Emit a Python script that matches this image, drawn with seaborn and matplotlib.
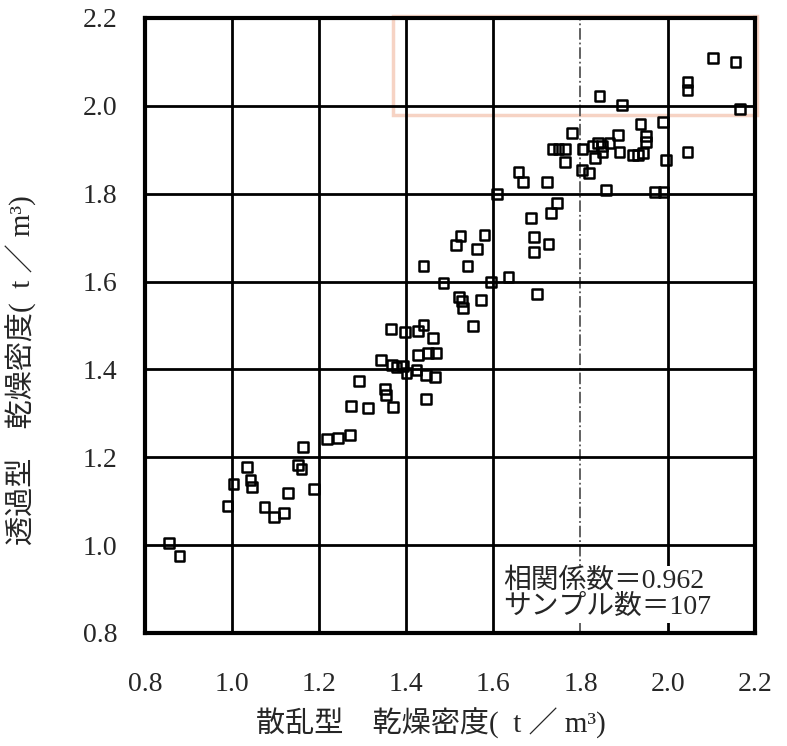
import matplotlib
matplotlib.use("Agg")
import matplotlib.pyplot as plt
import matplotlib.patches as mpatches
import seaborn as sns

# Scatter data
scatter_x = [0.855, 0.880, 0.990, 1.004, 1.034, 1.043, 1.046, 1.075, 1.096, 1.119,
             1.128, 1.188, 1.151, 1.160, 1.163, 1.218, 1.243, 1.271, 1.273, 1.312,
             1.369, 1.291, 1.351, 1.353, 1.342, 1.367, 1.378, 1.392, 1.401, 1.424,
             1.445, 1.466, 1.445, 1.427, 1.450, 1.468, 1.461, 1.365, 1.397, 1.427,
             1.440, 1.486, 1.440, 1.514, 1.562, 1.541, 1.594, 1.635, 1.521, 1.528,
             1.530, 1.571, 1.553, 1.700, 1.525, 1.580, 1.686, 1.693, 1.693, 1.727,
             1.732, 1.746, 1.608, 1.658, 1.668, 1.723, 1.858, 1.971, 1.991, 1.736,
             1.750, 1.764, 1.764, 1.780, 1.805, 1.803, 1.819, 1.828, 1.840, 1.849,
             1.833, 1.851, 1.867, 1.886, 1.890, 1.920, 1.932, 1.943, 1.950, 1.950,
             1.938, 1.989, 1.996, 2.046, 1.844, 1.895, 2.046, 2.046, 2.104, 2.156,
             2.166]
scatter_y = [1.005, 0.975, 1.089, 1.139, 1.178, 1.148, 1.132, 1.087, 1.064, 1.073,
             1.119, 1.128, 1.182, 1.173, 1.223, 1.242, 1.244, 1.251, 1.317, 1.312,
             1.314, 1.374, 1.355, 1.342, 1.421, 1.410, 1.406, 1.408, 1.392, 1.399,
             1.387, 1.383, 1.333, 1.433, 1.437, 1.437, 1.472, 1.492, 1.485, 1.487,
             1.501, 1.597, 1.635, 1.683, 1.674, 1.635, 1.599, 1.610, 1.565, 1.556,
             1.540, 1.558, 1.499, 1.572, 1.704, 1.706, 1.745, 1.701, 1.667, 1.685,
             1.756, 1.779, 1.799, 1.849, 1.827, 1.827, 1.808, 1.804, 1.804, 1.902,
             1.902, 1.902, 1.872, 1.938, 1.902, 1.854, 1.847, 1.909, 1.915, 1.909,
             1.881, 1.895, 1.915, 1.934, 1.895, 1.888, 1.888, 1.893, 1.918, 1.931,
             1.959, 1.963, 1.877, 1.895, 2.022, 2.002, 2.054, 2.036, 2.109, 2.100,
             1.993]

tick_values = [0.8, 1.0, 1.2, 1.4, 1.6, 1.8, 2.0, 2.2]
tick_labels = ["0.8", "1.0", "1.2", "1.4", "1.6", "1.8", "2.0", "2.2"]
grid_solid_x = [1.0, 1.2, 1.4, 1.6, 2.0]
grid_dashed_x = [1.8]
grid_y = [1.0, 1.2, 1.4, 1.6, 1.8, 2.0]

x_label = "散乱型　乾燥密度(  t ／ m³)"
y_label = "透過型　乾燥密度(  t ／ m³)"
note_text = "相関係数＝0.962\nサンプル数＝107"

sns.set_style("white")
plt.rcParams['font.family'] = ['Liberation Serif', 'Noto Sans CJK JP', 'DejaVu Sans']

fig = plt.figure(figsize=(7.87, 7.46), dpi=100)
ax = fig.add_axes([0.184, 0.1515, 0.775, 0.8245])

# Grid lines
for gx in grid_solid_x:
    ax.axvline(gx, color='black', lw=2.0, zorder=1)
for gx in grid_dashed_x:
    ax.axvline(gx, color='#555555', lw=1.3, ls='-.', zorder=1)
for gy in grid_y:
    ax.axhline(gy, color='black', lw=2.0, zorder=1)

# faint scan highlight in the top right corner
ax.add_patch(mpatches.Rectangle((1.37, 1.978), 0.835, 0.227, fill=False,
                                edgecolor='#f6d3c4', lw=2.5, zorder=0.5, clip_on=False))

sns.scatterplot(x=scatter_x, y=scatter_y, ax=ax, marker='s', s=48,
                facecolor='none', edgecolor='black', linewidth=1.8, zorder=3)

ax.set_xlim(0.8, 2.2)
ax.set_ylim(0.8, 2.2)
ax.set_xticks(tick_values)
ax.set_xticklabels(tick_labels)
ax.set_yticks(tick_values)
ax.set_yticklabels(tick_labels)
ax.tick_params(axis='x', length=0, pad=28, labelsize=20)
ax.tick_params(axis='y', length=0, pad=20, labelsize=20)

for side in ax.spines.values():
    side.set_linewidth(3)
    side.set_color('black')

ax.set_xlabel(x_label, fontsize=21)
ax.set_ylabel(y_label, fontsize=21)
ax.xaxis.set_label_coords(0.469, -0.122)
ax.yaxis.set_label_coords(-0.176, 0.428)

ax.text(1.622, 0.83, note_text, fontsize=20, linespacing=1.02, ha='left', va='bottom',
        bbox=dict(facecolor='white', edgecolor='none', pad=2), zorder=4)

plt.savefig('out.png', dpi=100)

^^^^^^^^^^^^^^^^

**Problem details**
Without the pictures, please reproduce each line of the listing above exactly, from the first one through the line bearing "import seaborn as sns".

**Full output**
Emit a Python script that matches this image, drawn with seaborn and matplotlib.
import matplotlib
matplotlib.use("Agg")
import matplotlib.pyplot as plt
import matplotlib.patches as mpatches
import seaborn as sns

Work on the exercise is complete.